Пьесу Вампилова можно играть как драму (крупным планом тут — Е. Леонов в фильме), а можно как комедию (Г. Козлов семь лет назад вернул «Старшему сыну» комедийное первородство, поставив историю про двух замерзших двадцатилетних салаг, нашедших, в итоге, своих). А можно — как лирическую песенку, что и делает Бокурадзе.
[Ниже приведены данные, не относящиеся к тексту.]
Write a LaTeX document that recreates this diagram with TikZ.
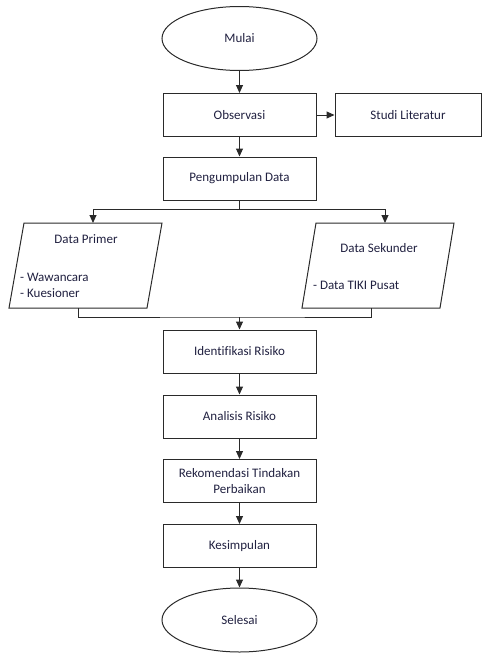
\documentclass[tikz,border=0pt]{standalone}
\usepackage{fontspec}
\setmainfont[Ligatures=NoCommon]{Carlito}
\usetikzlibrary{arrows.meta,shapes.geometric}
\definecolor{ln}{HTML}{2A2A2A}
\definecolor{tx}{HTML}{202040}
\begin{document}
\begin{tikzpicture}[x=1pt,y=-1pt,
  font=\fontsize{13}{16}\selectfont,
  box/.style={draw=ln, line width=1pt, minimum width=153pt, minimum height=43pt, inner sep=2pt, text=tx, align=center},
  term/.style={draw=ln, ellipse, line width=1pt, minimum width=155pt, minimum height=64pt, inner sep=0pt, text=tx},
  para/.style={draw=ln, line width=1pt, line join=miter},
  lbl/.style={text=tx, inner sep=0pt},
  arr/.style={draw=ln, line width=1pt, -{Triangle[length=8pt,width=7pt]}},
  conn/.style={draw=ln, line width=1pt}]
\useasboundingbox (0,0) rectangle (485,653);

\node[term] (mulai) at (239.5,38.5) {Mulai};
\node[box] (obs) at (239.5,115) {Observasi};
\node[box, minimum width=146pt] (studi) at (408,115) {Studi Literatur};
\node[box] (peng) at (239.5,178.5) {Pengumpulan Data};
\node[box] (iden) at (239.5,351.5) {Identifikasi Risiko};
\node[box] (anal) at (239.5,416.5) {Analisis Risiko};
\node[box] (rek) at (239.5,481) {Rekomendasi Tindakan\\Perbaikan};
\node[box] (kes) at (239.5,546) {Kesimpulan};
\node[term] (sel) at (239.5,620) {Selesai};

% parallelograms
\draw[para] (24,223) -- (162,223) -- (147,308) -- (9,308) -- cycle;
\draw[para] (316,223) -- (454,223) -- (440,308) -- (302,308) -- cycle;
\coordinate (dpT) at (93,223);
\coordinate (dpB) at (78,308);
\coordinate (dsT) at (385,223);
\coordinate (dsB) at (371,308);
\node[lbl] (dptitle) at (86,239) {Data Primer};
\node[lbl, anchor=west, align=left] (dplist) at (20,285) {- Wawancara\\- Kuesioner};
\node[lbl] (dstitle) at (379,248) {Data Sekunder};
\node[lbl, anchor=west] (dslist) at (313,285) {- Data TIKI Pusat};

% connectors
\draw[arr] (mulai) -- (obs);
\draw[arr] (obs) -- (studi);
\draw[arr] (obs) -- (peng);
\coordinate (split) at (239.5,209);
\draw[conn] (peng.south) -- (split);
\draw[arr] (split) -| (dpT);
\draw[arr] (split) -| (dsT);
\coordinate (join) at (239.5,317);
\draw[conn] (dpB) |- (join) -| (dsB);
\draw[arr] (join) -- (iden.north);
\draw[arr] (iden) -- (anal);
\draw[arr] (anal) -- (rek);
\draw[arr] (rek) -- (kes);
\draw[arr] (kes) -- (sel);
\end{tikzpicture}
\end{document}
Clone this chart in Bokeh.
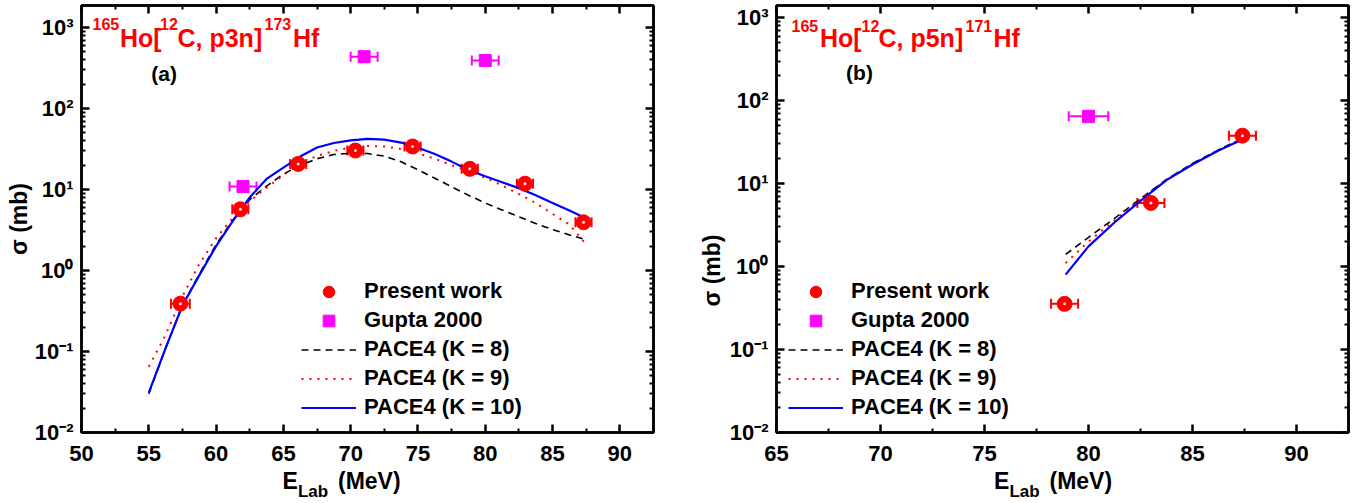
from bokeh.plotting import figure
from bokeh.models import (Range1d, FixedTicker, LinearAxis, LogAxis, Whisker, TeeHead,
                          ColumnDataSource, Legend, LegendItem, Label)
from bokeh.layouts import row
from bokeh.embed import file_html
from bokeh.resources import INLINE
import math

FONT = "Liberation Sans"

# ---------------- data: panel (a) ----------------
a_exp_E = [57.35, 61.8, 66.1, 70.35, 74.6, 78.85, 82.95, 87.3]
a_exp_sig = [0.39, 5.7, 20.7, 30.3, 34.0, 18.0, 11.8, 3.94]
a_exp_dE = [0.7, 0.6, 0.6, 0.6, 0.6, 0.6, 0.6, 0.6]
a_gupta_E = [62.0, 71.0, 80.0]
a_gupta_sig = [10.9, 436.0, 392.0]
a_gupta_dE = [1.0, 1.0, 1.0]
a_pace_E = [55, 56.25, 57.5, 58.75, 60, 61.25, 62.5, 63.75, 65, 66.25, 67.5, 68.75, 70,
            71.25, 72.5, 73.75, 75, 76.25, 77.5, 78.75, 80, 81.25, 82.5, 83.75, 85, 86.25, 87.5]
a_k8 = [0.03, 0.11, 0.37, 0.9, 2.1, 4.2, 7.5, 11.0, 15.5, 20.0, 24.0, 27.0, 28.0,
        27.8, 25.8, 22.0, 17.5, 13.8, 10.8, 8.5, 6.8, 5.6, 4.6, 3.8, 3.2, 2.75, 2.4]
a_k9 = [0.065, 0.16, 0.48, 1.2, 2.5, 4.5, 7.2, 10.5, 15.0, 21.0, 26.0, 30.0, 33.0,
        34.5, 34.0, 31.5, 28.0, 24.0, 20.0, 16.8, 14.0, 11.2, 8.8, 6.8, 5.0, 3.7, 2.1]
a_k10 = [0.031, 0.11, 0.37, 0.87, 2.0, 4.1, 8.0, 13.5, 18.6, 25.5, 33.0, 37.5, 40.5,
         42.3, 41.2, 38.0, 32.7, 27.5, 22.1, 17.4, 14.6, 12.3, 10.4, 8.5, 6.8, 5.5, 4.4]

# ---------------- data: panel (b) ----------------
b_exp_E = [78.85, 83.0, 87.4]
b_exp_sig = [0.355, 5.85, 37.8]
b_exp_dE = [0.65, 0.65, 0.65]
b_gupta_E = [80.0]
b_gupta_sig = [64.6]
b_gupta_dE = [0.95]
b_pace_E = [78.9, 80, 81.25, 82.5, 83.75, 85, 86.25, 87.4]
b_k8 = [1.4, 2.25, 3.8, 6.6, 11.2, 17.5, 25.5, 35.0]
b_k9 = [1.1, 2.0, 3.6, 6.5, 11.1, 17.3, 25.3, 35.0]
b_k10 = [0.8, 1.75, 3.4, 6.2, 11.0, 17.0, 25.0, 34.0]

# ---------------- ticks / labels ----------------
a_x_major = [50, 55, 60, 65, 70, 75, 80, 85, 90]
a_x_minor = [52.5, 57.5, 62.5, 67.5, 72.5, 77.5, 82.5, 87.5, 92.5]
b_x_major = [65, 70, 75, 80, 85, 90]
b_x_minor = [67.5, 72.5, 77.5, 82.5, 87.5, 92.5]
y_major = [1e-2, 1e-1, 1e0, 1e1, 1e2, 1e3]
y_major_labels = ["10\u207b\u00b2", "10\u207b\u00b9", "10\u2070", "10\u00b9", "10\u00b2", "10\u00b3"]
y_minor = [k * 10.0 ** e for e in range(-2, 3) for k in range(2, 10)]

legend_labels = ["Present work", "Gupta 2000", "PACE4 (K = 8)", "PACE4 (K = 9)", "PACE4 (K = 10)"]
y_title = "\u03c3 (mb)"
x_title_parts = ["E", "Lab", "(MeV)"]

RED = "#FF0000"
MAG = "#FF00FF"
BLUE = "#0000FF"

FR_TOP, FR_BOT = 5, 432


def style_axis(ax, labels=True, size=22):
    ax.axis_line_width = 2.5
    ax.axis_line_color = "black"
    ax.major_tick_line_width = 2.5
    ax.minor_tick_line_width = 2
    ax.major_tick_in = 8
    ax.major_tick_out = 0
    ax.minor_tick_in = 4
    ax.minor_tick_out = 0
    ax.major_label_text_font = FONT
    ax.major_label_text_font_style = "bold"
    ax.major_label_text_color = "black"
    if labels:
        ax.major_label_text_font_size = f"{size}px"
    else:
        ax.major_label_text_font_size = "1px"
        ax.major_label_text_alpha = 0
        ax.major_label_standoff = 0


def text_axis(kind, ticks, texts, size, standoff, orientation="horizontal"):
    """An axis with no line and no ticks, used only to write a title piece."""
    ax = (LinearAxis if kind == "lin" else LogAxis)(
        ticker=FixedTicker(ticks=ticks, minor_ticks=[]))
    ax.major_label_overrides = {t: s for t, s in zip(ticks, texts)}
    ax.axis_line_alpha = 0
    ax.major_tick_line_alpha = 0
    ax.minor_tick_line_alpha = 0
    ax.major_tick_in = 0
    ax.major_tick_out = 0
    ax.minor_tick_in = 0
    ax.minor_tick_out = 0
    ax.major_label_standoff = standoff
    ax.major_label_orientation = orientation
    ax.major_label_text_font = FONT
    ax.major_label_text_font_style = "bold"
    ax.major_label_text_font_size = f"{size}px"
    ax.major_label_text_color = "black"
    return ax


def make_panel(xr, ytop, xmaj, xmin, mbl, mbr, width, fleft, d):
    fw = width - mbl - mbr
    p = figure(width=width, height=503, x_range=Range1d(*xr), y_range=Range1d(0.01, ytop),
               y_axis_type="log", output_backend="svg", toolbar_location=None,
               min_border_left=mbl, min_border_right=mbr, min_border_top=FR_TOP,
               min_border_bottom=503 - FR_BOT,
               background_fill_color="white", border_fill_color="white",
               outline_line_color="black", outline_line_width=2.5)
    p.xgrid.visible = False
    p.ygrid.visible = False
    xt = FixedTicker(ticks=xmaj, minor_ticks=xmin)
    yt = FixedTicker(ticks=y_major, minor_ticks=y_minor)
    xax = p.below[0]
    yax = p.left[0]
    xax.ticker = xt
    yax.ticker = yt
    yax.major_label_overrides = {v: s for v, s in zip(y_major, y_major_labels)}
    style_axis(xax, size=22)
    style_axis(yax, size=22)
    xax.major_label_standoff = 13
    yax.major_label_standoff = 8
    top = LinearAxis(ticker=xt)
    style_axis(top, labels=False)
    p.add_layout(top, "above")
    right = LogAxis(ticker=yt)
    style_axis(right, labels=False)
    p.add_layout(right, "right")

    # pixel -> data helpers (for placing title pieces only)
    def xd(px):
        return round(xr[0] + (px - fleft) * (xr[1] - xr[0]) / fw, 3)

    def yd(py):
        lo, hi = -2.0, math.log10(ytop)
        return round(10 ** (lo + (FR_BOT - py) * (hi - lo) / (FR_BOT - FR_TOP)), 4)

    # x title: "E" + subscript "Lab" + "(MeV)"
    ex = d["xlab"]
    p.add_layout(text_axis("lin", [xd(ex + 7.7), xd(ex + 86.8)],
                           [x_title_parts[0], x_title_parts[2]], 23, 4), "below")
    p.add_layout(text_axis("lin", [xd(ex + 30.6)], [x_title_parts[1]], 17, -15), "below")
    # y title (rotated)
    if d["ylab"][0] is None:
        yax.axis_label = y_title
        yax.axis_label_standoff = 0
        yax.axis_label_text_font = FONT
        yax.axis_label_text_font_style = "bold"
        yax.axis_label_text_font_size = "23px"
        yax.axis_label_text_color = "black"
    else:
        p.add_layout(text_axis("log", [yd(d["ylab"][1])], [y_title], 23, d["ylab"][0],
                               orientation=math.pi / 2), "left")

    # error bars
    esrc = ColumnDataSource(dict(x=d["exp_E"], y=d["exp_sig"],
                                 lo=[x - e for x, e in zip(d["exp_E"], d["exp_dE"])],
                                 hi=[x + e for x, e in zip(d["exp_E"], d["exp_dE"])]))
    gsrc = ColumnDataSource(dict(x=d["g_E"], y=d["g_sig"],
                                 lo=[x - e for x, e in zip(d["g_E"], d["g_dE"])],
                                 hi=[x + e for x, e in zip(d["g_E"], d["g_dE"])]))
    for src, col in ((esrc, RED), (gsrc, MAG)):
        w = Whisker(source=src, base="y", lower="lo", upper="hi", dimension="width",
                    line_color=col, line_width=2, level="underlay",
                    upper_head=TeeHead(size=10, line_color=col, line_width=2),
                    lower_head=TeeHead(size=10, line_color=col, line_width=2))
        p.add_layout(w)

    r8 = p.line(d["pE"], d["k8"], line_color="black", line_width=1.6, line_dash="7 5")
    r9 = p.line(d["pE"], d["k9"], line_color=RED, line_width=2, line_dash="2 6")
    r10 = p.line(d["pE"], d["k10"], line_color=BLUE, line_width=2.2)

    rg = p.scatter("x", "y", source=gsrc, marker="square", size=12, fill_color=MAG, line_color=MAG)
    rc = p.scatter("x", "y", source=esrc, marker="circle", size=15, fill_color=RED, line_color=RED)
    p.scatter("x", "y", source=esrc, marker="circle", size=3, fill_color="#FFD8D8", line_alpha=0)

    items = [LegendItem(label=legend_labels[0], renderers=[rc]),
             LegendItem(label=legend_labels[1], renderers=[rg]),
             LegendItem(label=legend_labels[2], renderers=[r8]),
             LegendItem(label=legend_labels[3], renderers=[r9]),
             LegendItem(label=legend_labels[4], renderers=[r10])]
    leg = Legend(items=items, location=(d["leg_x"], 10.5), padding=0, margin=0, spacing=0,
                 label_height=29, glyph_height=29, glyph_width=55, label_standoff=8,
                 border_line_alpha=0, background_fill_alpha=0,
                 label_text_font=FONT, label_text_font_style="bold", label_text_font_size="22px",
                 label_text_color="black")
    p.add_layout(leg)

    def lab(text, xa, ya, size, color="black", align="left", baseline="alphabetic"):
        p.add_layout(Label(x=xa - fleft, y=FR_BOT - ya, x_units="screen", y_units="screen",
                           text=text, text_font=FONT, text_font_style="bold",
                           text_font_size=f"{size}px", text_color=color,
                           text_align=align, text_baseline=baseline))

    for text, xa, ya, sz in d["title"]:
        lab(text, xa, ya, sz, color=RED)
    lab(d["tag"][0], d["tag"][1], d["tag"][2], 21, align="center", baseline="middle")
    return p


da = dict(exp_E=a_exp_E, exp_sig=a_exp_sig, exp_dE=a_exp_dE,
          g_E=a_gupta_E, g_sig=a_gupta_sig, g_dE=a_gupta_dE,
          pE=a_pace_E, k8=a_k8, k9=a_k9, k10=a_k10, leg_x=220,
          title=[("165", 92.0, 23, 16), ("Ho[", 119.5, 37, 25), ("12", 159.5, 23, 16),
                 ("C, p3n]", 177.0, 37, 25), ("173", 264.0, 23, 16), ("Hf", 292.5, 37, 25)],
          tag=("(a)", 163.7, 73), ylab=(None, 210), xlab=282.0)
db = dict(exp_E=b_exp_E, exp_sig=b_exp_sig, exp_dE=b_exp_dE,
          g_E=b_gupta_E, g_sig=b_gupta_sig, g_dE=b_gupta_dE,
          pE=b_pace_E, k8=b_k8, k9=b_k9, k10=b_k10, leg_x=12,
          title=[("165", 791.0, 25, 16), ("Ho[", 819.5, 37, 25), ("12", 861.0, 25, 16),
                 ("C, p5n]", 878.0, 37, 25), ("171", 965.0, 25, 16), ("Hf", 993.0, 37, 25)],
          tag=("(b)", 859.0, 71.5), ylab=(14, 234), xlab=993.5)

p1 = make_panel((50, 92.5), 1870, a_x_major, a_x_minor, 81, 20, 673, 81, da)
p2 = make_panel((65, 92.5), 1400, b_x_major, b_x_minor, 103, 17, 692, 776, db)

layout = row(p1, p2, spacing=0)
open("out.html", "w").write(file_html(layout, INLINE))
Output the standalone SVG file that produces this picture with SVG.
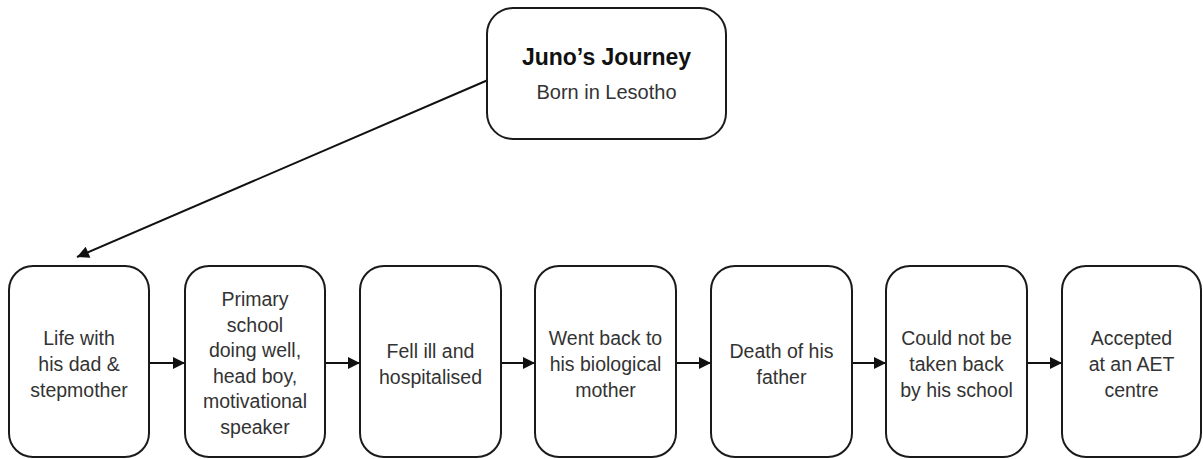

Н. Чиндяйкин (Сарафанов), А. Метелкин (Васенька)
Фото — архив театра.

Мотив «песенки» тут усилен: очкастого, с немытыми патлами, поначалу очень необаятельного Бусыгина играет Василий Уриевский, исполняющий собственные, стилизованные под 70-е, песни. «Фрик-бард» и участник «Голоса», как я выяснила уже после спектакля, не расстается в спектакле с гитарой, ритмически настраивая спектакль, аккомпанируя жизни этого «милого старого дома» (Вампилов тут поставлен, пожалуй, как Арбузов с его птичьими песенками про ненастоящую жизнь и ее, ненастоящей жизни, безмерное обаяние). Бусыгин у Бокурадзе выглядит реальным продолжением музыканта Сарафанова: то, что не сочинил в своей оратории отец, теперь сочиняет самозванный сын. Что-то в этих текстах есть от неблагополучия Б. Рыжего или какого другого поэта, не очень отмытый студент Бусыгин — Уриевский транслирует лирику, пробивающуюся сквозь его нелепость, одиночество, комплексы, бездомность. И Нина (прекрасная Александра Басова), застенчиво и нежно смеясь, привычным движением заботы о ближнем не раз снимет с его плеча приставший волосок, а прося: «Помоги», — дает ему в руки не веник («Я объявляю уборку»), а гитару. И замирает под его песню…

Снятый волосок (или пылинка)  — весомая характеристика поэтики этого спектакля.

Бокурадзе чередует ритмы: одновременное говорение всех… пауза… молчаливые, бесшумные, ласковые любовные сцены Нины и Бусыгина, контрастно оттененные резким хохотом невидимых Макарской и Сильвы (Марфа Кольцова, Филипп Котов).

Когда люди внимательны и сердечны, добры и наивны, тактичны и нежны, — их жизнь обязательно споется в тихую, скромную, но достойную песенку. Ночь будет нежна так же, как утро, а Сарафанов — как Нина. Денис Бокурадзе пропел в спектакле гимн немудреному простодушию и милым грациозным чудакам, проживающим свою жизнь, не трогая другого пальцем. А если и трогая — то мягкой подушечкой, и точно — не указательного пальца.